### TASK BRIEF
Repeat the listing exactly as given, omitting every image.
---+---
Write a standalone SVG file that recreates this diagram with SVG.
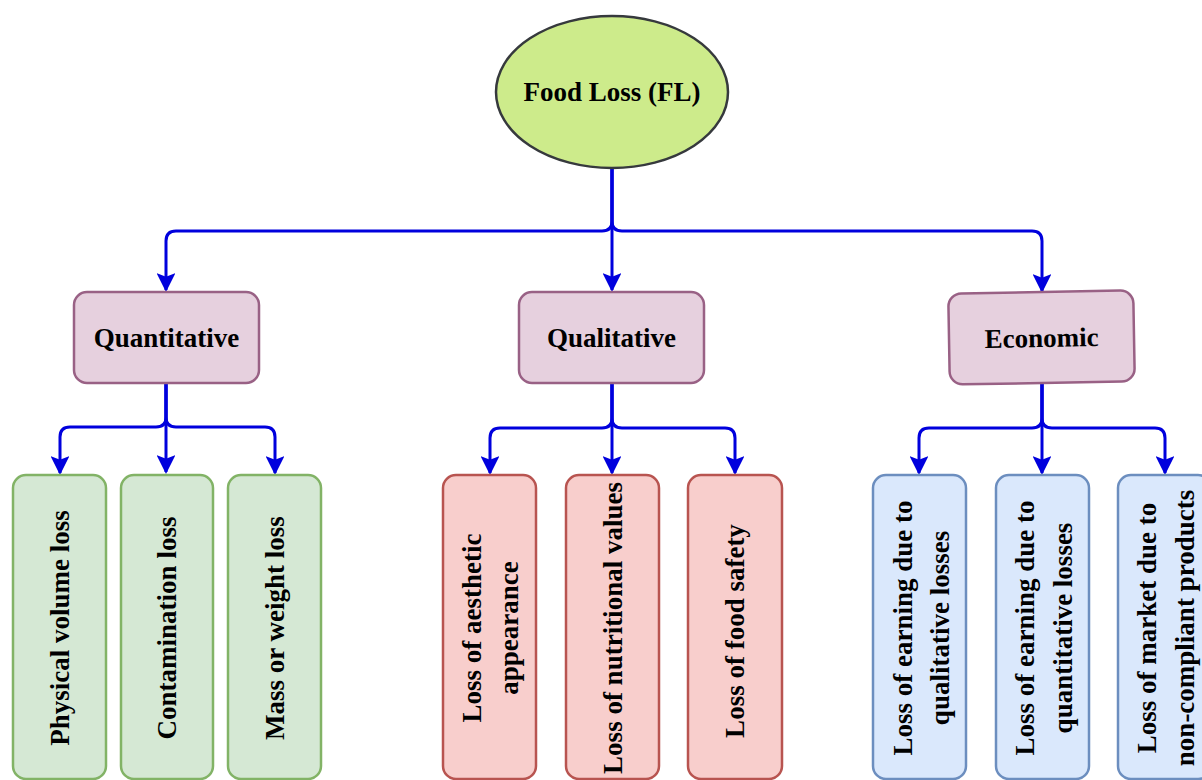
<svg xmlns="http://www.w3.org/2000/svg" width="1202" height="780" viewBox="0 0 1202 780">
<defs>
<marker id="arr" viewBox="0 0 20 20" refX="18" refY="10" markerWidth="6.3" markerHeight="6.3" markerUnits="strokeWidth" orient="auto">
<path d="M0,0 L20,10 L0,20 L4,10 Z" fill="#0000dd"/>
</marker>
<style>
text{font-family:"Liberation Serif","Times New Roman",serif;font-weight:bold;font-size:27px;fill:#000;text-anchor:middle;dominant-baseline:central}
.c{fill:none;stroke:#0000dd;stroke-width:3}
.a{marker-end:url(#arr)}
.mid{fill:#e6d0de;stroke:#996185;stroke-width:2.5}
.g{fill:#d5e8d4;stroke:#82b366;stroke-width:2.5}
.r{fill:#f8cecc;stroke:#b85450;stroke-width:2.5}
.b{fill:#dae8fc;stroke:#6c8ebf;stroke-width:2.5}
</style>
</defs>
<rect width="1202" height="780" fill="#fff"/>
<g id="connectors">
<path class="c a" d="M612,168 V290"/>
<path class="c a" d="M612,168 V221 Q612,231 602,231 H176 Q166,231 166,241 V290"/>
<path class="c a" d="M612,168 V221 Q612,231 622,231 H1032 Q1042,231 1042,241 V291"/>
<path class="c a" d="M166,383 V472"/>
<path class="c a" d="M166,383 V417 Q166,427 156,427 H70 Q60,427 60,437 V473"/>
<path class="c a" d="M166,383 V417 Q166,427 176,427 H265 Q275,427 275,437 V473"/>
<path class="c a" d="M612,383 V473"/>
<path class="c a" d="M612,383 V418 Q612,428 602,428 H500 Q490,428 490,438 V473"/>
<path class="c a" d="M612,383 V418 Q612,428 622,428 H725 Q735,428 735,438 V473"/>
<path class="c a" d="M1042,381 V473"/>
<path class="c a" d="M1042,381 V418 Q1042,428 1032,428 H929 Q919,428 919,438 V473"/>
<path class="c a" d="M1042,381 V418 Q1042,428 1052,428 H1155 Q1165,428 1165,438 V473"/>
</g>
<g id="root">
<ellipse cx="612" cy="92" rx="116" ry="76" fill="#cdeb8b" stroke="#36393d" stroke-width="2.5"/>
<text x="612" y="92">Food Loss (FL)</text>
</g>
<g id="quantitative">
<rect class="mid" x="74" y="292" width="185" height="91" rx="13"/>
<text x="166.5" y="338">Quantitative</text>
</g>
<g id="qualitative">
<rect class="mid" x="519" y="292" width="185" height="91" rx="13"/>
<text x="611.5" y="338">Qualitative</text>
</g>
<g id="economic" transform="rotate(-1 1041 337)">
<rect class="mid" x="949" y="292" width="185" height="91" rx="13"/>
<text x="1041.5" y="338">Economic</text>
</g>
<g id="physical">
<rect class="g" x="13" y="475" width="93" height="304" rx="13"/>
<text transform="translate(60,628) rotate(-90)">Physical volume loss</text>
</g>
<g id="contamination">
<rect class="g" x="121" y="475" width="92" height="304" rx="13"/>
<text transform="translate(167,628) rotate(-90)">Contamination loss</text>
</g>
<g id="mass">
<rect class="g" x="228" y="475" width="93" height="304" rx="13"/>
<text transform="translate(274.5,628) rotate(-90)">Mass or weight loss</text>
</g>
<g id="aesthetic">
<rect class="r" x="443" y="475" width="93" height="304" rx="13"/>
<text transform="translate(472,628) rotate(-90)">Loss of aesthetic</text>
<text transform="translate(509,628) rotate(-90)">appearance</text>
</g>
<g id="nutritional">
<rect class="r" x="566" y="475" width="93" height="304" rx="13"/>
<text transform="translate(612.5,628) rotate(-90)">Loss of nutritional values</text>
</g>
<g id="safety">
<rect class="r" x="688" y="475" width="94" height="304" rx="13"/>
<text transform="translate(735,631) rotate(-90)">Loss of food safety</text>
</g>
<g id="earning-qual">
<rect class="b" x="873" y="475" width="93" height="304" rx="13"/>
<text transform="translate(903,628) rotate(-90)">Loss of earning due to</text>
<text transform="translate(940,628) rotate(-90)">qualitative losses</text>
</g>
<g id="earning-quant">
<rect class="b" x="996" y="475" width="93" height="304" rx="13"/>
<text transform="translate(1025,628) rotate(-90)">Loss of earning due to</text>
<text transform="translate(1063,628) rotate(-90)">quantitative losses</text>
</g>
<g id="market">
<rect class="b" x="1118" y="475" width="93" height="304" rx="13"/>
<text transform="translate(1147,628) rotate(-90)">Loss of market due to</text>
<text transform="translate(1185,628) rotate(-90)">non-compliant products</text>
</g>
</svg>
---+---
### OUTPUT
Write a standalone SVG file that recreates this diagram with SVG.
<svg xmlns="http://www.w3.org/2000/svg" width="1202" height="780" viewBox="0 0 1202 780">
<defs>
<marker id="arr" viewBox="0 0 20 20" refX="18" refY="10" markerWidth="6.3" markerHeight="6.3" markerUnits="strokeWidth" orient="auto">
<path d="M0,0 L20,10 L0,20 L4,10 Z" fill="#0000dd"/>
</marker>
<style>
text{font-family:"Liberation Serif","Times New Roman",serif;font-weight:bold;font-size:27px;fill:#000;text-anchor:middle;dominant-baseline:central}
.c{fill:none;stroke:#0000dd;stroke-width:3}
.a{marker-end:url(#arr)}
.mid{fill:#e6d0de;stroke:#996185;stroke-width:2.5}
.g{fill:#d5e8d4;stroke:#82b366;stroke-width:2.5}
.r{fill:#f8cecc;stroke:#b85450;stroke-width:2.5}
.b{fill:#dae8fc;stroke:#6c8ebf;stroke-width:2.5}
</style>
</defs>
<rect width="1202" height="780" fill="#fff"/>
<g id="connectors">
<path class="c a" d="M612,168 V290"/>
<path class="c a" d="M612,168 V221 Q612,231 602,231 H176 Q166,231 166,241 V290"/>
<path class="c a" d="M612,168 V221 Q612,231 622,231 H1032 Q1042,231 1042,241 V291"/>
<path class="c a" d="M166,383 V472"/>
<path class="c a" d="M166,383 V417 Q166,427 156,427 H70 Q60,427 60,437 V473"/>
<path class="c a" d="M166,383 V417 Q166,427 176,427 H265 Q275,427 275,437 V473"/>
<path class="c a" d="M612,383 V473"/>
<path class="c a" d="M612,383 V418 Q612,428 602,428 H500 Q490,428 490,438 V473"/>
<path class="c a" d="M612,383 V418 Q612,428 622,428 H725 Q735,428 735,438 V473"/>
<path class="c a" d="M1042,381 V473"/>
<path class="c a" d="M1042,381 V418 Q1042,428 1032,428 H929 Q919,428 919,438 V473"/>
<path class="c a" d="M1042,381 V418 Q1042,428 1052,428 H1155 Q1165,428 1165,438 V473"/>
</g>
<g id="root">
<ellipse cx="612" cy="92" rx="116" ry="76" fill="#cdeb8b" stroke="#36393d" stroke-width="2.5"/>
<text x="612" y="92">Food Loss (FL)</text>
</g>
<g id="quantitative">
<rect class="mid" x="74" y="292" width="185" height="91" rx="13"/>
<text x="166.5" y="338">Quantitative</text>
</g>
<g id="qualitative">
<rect class="mid" x="519" y="292" width="185" height="91" rx="13"/>
<text x="611.5" y="338">Qualitative</text>
</g>
<g id="economic" transform="rotate(-1 1041 337)">
<rect class="mid" x="949" y="292" width="185" height="91" rx="13"/>
<text x="1041.5" y="338">Economic</text>
</g>
<g id="physical">
<rect class="g" x="13" y="475" width="93" height="304" rx="13"/>
<text transform="translate(60,628) rotate(-90)">Physical volume loss</text>
</g>
<g id="contamination">
<rect class="g" x="121" y="475" width="92" height="304" rx="13"/>
<text transform="translate(167,628) rotate(-90)">Contamination loss</text>
</g>
<g id="mass">
<rect class="g" x="228" y="475" width="93" height="304" rx="13"/>
<text transform="translate(274.5,628) rotate(-90)">Mass or weight loss</text>
</g>
<g id="aesthetic">
<rect class="r" x="443" y="475" width="93" height="304" rx="13"/>
<text transform="translate(472,628) rotate(-90)">Loss of aesthetic</text>
<text transform="translate(509,628) rotate(-90)">appearance</text>
</g>
<g id="nutritional">
<rect class="r" x="566" y="475" width="93" height="304" rx="13"/>
<text transform="translate(612.5,628) rotate(-90)">Loss of nutritional values</text>
</g>
<g id="safety">
<rect class="r" x="688" y="475" width="94" height="304" rx="13"/>
<text transform="translate(735,631) rotate(-90)">Loss of food safety</text>
</g>
<g id="earning-qual">
<rect class="b" x="873" y="475" width="93" height="304" rx="13"/>
<text transform="translate(903,628) rotate(-90)">Loss of earning due to</text>
<text transform="translate(940,628) rotate(-90)">qualitative losses</text>
</g>
<g id="earning-quant">
<rect class="b" x="996" y="475" width="93" height="304" rx="13"/>
<text transform="translate(1025,628) rotate(-90)">Loss of earning due to</text>
<text transform="translate(1063,628) rotate(-90)">quantitative losses</text>
</g>
<g id="market">
<rect class="b" x="1118" y="475" width="93" height="304" rx="13"/>
<text transform="translate(1147,628) rotate(-90)">Loss of market due to</text>
<text transform="translate(1185,628) rotate(-90)">non-compliant products</text>
</g>
</svg>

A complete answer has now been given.